Zweitens gibt es die Gemeinsamkeit der Emotionen. Das ist eine Art von Gemeinschaft über die Grenzen der Gemeinsamkeiten hinweg, also eine Koalition nicht unbedingt von Personen, sondern eher von Gefühlen und Gefühlspaketen, wenn man so will. Regelrecht angewidert ist der FAZ-Autor Lerch am 13.9., weil er was schreiben muss darüber, wie die arabischen Zeitungen jetzt agitieren, zum Beispiel mit Überschriften wie "Tag des jüngsten Gerichtes in Amerika" und so weiter. So sind sie aber nunmal, die Unzivilisierten, religiös, fanatisch, vormodern, hetzerisch. Die Zivilisierten müssen das bekämpfen, weil sie ja ein Trauma und eine Katharsis erfahren haben. Und wie sie dagegen kämpfen, darüber informiert uns nützlicherweise ein Kollege des FAZ-Autors gleich in derselben Ausgabe - nämlich mit einer "Vision vom Endkampf zwischen Gut und Böse vor dem Tag des jüngsten Gerichts" und einer Ahnung davon, "was der biblische Ortsname ,Armageddon` bedeuten könnte." (FAZ, 13.9.) Heißt: Das Wesen der Unzivilisierten und das Wesen von unserm Feldzug, die sind eigentlich deckungsgleich. Und weil es da diese Gemeinsamkeit der Gefühle und der Wesen gibt, deswegen steht uns ein echter Gefühlskrieg bevor. Also nicht mehr so technokratisch wie noch beim Kosovo-Krieg, hier geht es nicht bloß um die praktisch-militärische Anwendung von Menschenrechten, hier geht es um die Menschheit. Und wenn es um alles geht, um den Kern, um das in uns und außer uns, wenn also alles im Menschheitskampf aufgeht, dann gibt es keine politischen Gegner mehr, dann gibt es nur noch Gefahren. Die man ausmerzen muss, im Inneren wie im Außen. Deswegen zitiert die Welt Herrn Direktor Laqueur vom Center for Strategic and International Studies in Washington, der weiß, wie es eigentlich hätte laufen müssen: "Die Vereinigten Staaten hätten sofort brutal zuschlagen müssen." Und zwar "einen oder zwei Tage nach dem Anschlag wahllos und mit Gewalt gegen irgendeine Regierung oder ein Land".(18.9.) Was nicht ist, kann ja noch werden. Die geistig-moralischen Voraussetzungen für diesen unendlichen Anti-Trauma-Kampf, den die Menschheit gegen das Außermenschliche führen will, sind jedenfalls da.

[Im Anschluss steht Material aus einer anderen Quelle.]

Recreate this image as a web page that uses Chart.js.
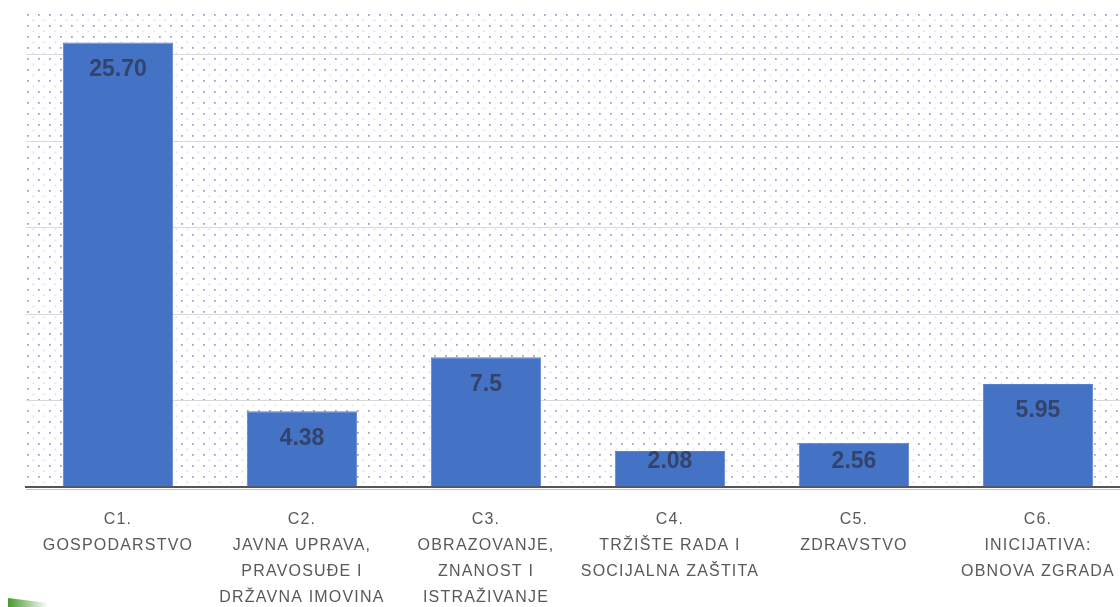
<!DOCTYPE html>
<html><head><meta charset="utf-8">
<script src="https://cdn.jsdelivr.net/npm/chart.js@4.4.1/dist/chart.umd.min.js"></script>
<style>
html,body{margin:0;padding:0;background:#fff;overflow:hidden;width:1120px;height:607px}
#wrap{width:1140px;height:607px}
</style></head><body>
<div id="wrap"><canvas id="c" width="1140" height="607"></canvas></div>
<script>
const categories = [
  ["C1.", "GOSPODARSTVO"],
  ["C2.", "JAVNA UPRAVA,", "PRAVOSUĐE I", "DRŽAVNA IMOVINA"],
  ["C3.", "OBRAZOVANJE,", "ZNANOST I", "ISTRAŽIVANJE"],
  ["C4.", "TRŽIŠTE RADA I", "SOCIJALNA ZAŠTITA"],
  ["C5.", "ZDRAVSTVO"],
  ["C6.", "INICIJATIVA:", "OBNOVA ZGRADA"]
];
const values = [25.70, 4.38, 7.5, 2.08, 2.56, 5.95];
const valueLabels = ["25.70", "4.38", "7.5", "2.08", "2.56", "5.95"];
const yMin = 0;
const yMax = 27.4;
const yStep = 5;

const dotPlugin = {
  id: 'dots',
  beforeDraw(chart) {
    const {ctx, chartArea: a} = chart;
    ctx.save();
    ctx.fillStyle = '#ffffff';
    ctx.fillRect(0, 0, chart.width, chart.height);
    ctx.fillStyle = 'rgba(120,125,190,0.7)';
    for (let y = a.top + 1; y < a.bottom - 1; y += 11) {
      for (let x = a.left + 1; x < a.right; x += 11) ctx.fillRect(x, y, 1.8, 1.8);
    }
    ctx.fillStyle = 'rgba(150,155,205,0.3)';
    for (let y = a.top + 6.5; y < a.bottom - 1; y += 11) {
      for (let x = a.left + 6.5; x < a.right; x += 11) ctx.fillRect(x, y, 1.8, 1.8);
    }
    ctx.restore();
    ctx.letterSpacing = '1.2px';
  },
  afterDraw(chart) {
    const ctx = chart.ctx;
    ctx.letterSpacing = '0px';
    ctx.save();
    ctx.strokeStyle = 'rgba(160,160,160,0.6)';
    ctx.lineWidth = 1;
    ctx.beginPath();
    ctx.moveTo(chart.chartArea.left, chart.chartArea.bottom + 2.5);
    ctx.lineTo(chart.chartArea.right, chart.chartArea.bottom + 2.5);
    ctx.stroke();
    const g = ctx.createLinearGradient(8, 0, 48, 0);
    g.addColorStop(0, 'rgba(70,155,45,1)');
    g.addColorStop(1, 'rgba(70,155,45,0)');
    ctx.fillStyle = g;
    ctx.beginPath();
    ctx.moveTo(8, 598); ctx.lineTo(48, 603); ctx.lineTo(48, 607); ctx.lineTo(8, 607);
    ctx.closePath(); ctx.fill();
    ctx.restore();
  }
};

const valueLabelPlugin = {
  id: 'valueLabels',
  afterDatasetsDraw(chart) {
    const ctx = chart.ctx;
    const meta = chart.getDatasetMeta(0);
    ctx.save();
    ctx.letterSpacing = '0px';
    ctx.font = 'bold 23px "Liberation Sans", Arial, sans-serif';
    ctx.fillStyle = '#33436b';
    ctx.textAlign = 'center';
    ctx.textBaseline = 'middle';
    meta.data.forEach((bar, i) => {
      const y = Math.min(bar.y + 27, bar.base - 25);
      ctx.fillText(valueLabels[i], bar.x, y);
    });
    ctx.restore();
  }
};

new Chart(document.getElementById('c'), {
  type: 'bar',
  data: {
    labels: categories,
    datasets: [{
      data: values,
      backgroundColor: '#4472c4',
      borderColor: '#5a82cc',
      borderWidth: 1,
      barPercentage: 0.6,
      categoryPercentage: 1.0
    }]
  },
  options: {
    responsive: false,
    animation: false,
    layout: {padding: {left: 26, right: 10, top: 13, bottom: 0}},
    plugins: {legend: {display: false}, tooltip: {enabled: false}},
    scales: {
      x: {
        grid: {display: false},
        border: {display: true, color: '#555555', width: 2},
        ticks: {
          color: '#595959',
          font: {family: '"Liberation Sans", Arial, sans-serif', size: 16, lineHeight: 1.625},
          padding: 12,
          autoSkip: false,
          maxRotation: 0,
          minRotation: 0
        },
        afterFit(s) { s.height = 120; }
      },
      y: {
        min: yMin,
        max: yMax,
        ticks: {display: false, stepSize: yStep},
        border: {display: false},
        grid: {
          drawTicks: false,
          lineWidth: 1,
          color: (c) => (c.tick && c.tick.value > 0 && Math.abs(c.tick.value % yStep) < 1e-9) ? '#d9d9d9' : 'rgba(0,0,0,0)'
        },
        afterFit(s) { s.width = 0; }
      }
    }
  },
  plugins: [dotPlugin, valueLabelPlugin]
});
</script>
</body></html>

Falls es doch noch irgendwie einen Rest gibt, muss der schweigen, erläutert am 13.9. die FAZ: "Daß davon auch Völker oder Gruppen getroffen werden, die unter staatlicher Unterdrückung und Terror leiden, ist die Konsequenz eines welthistorischen Ereignisses, dessen Wucht komplizierte Abwägungen auf absehbare Zeit verstummen lassen wird."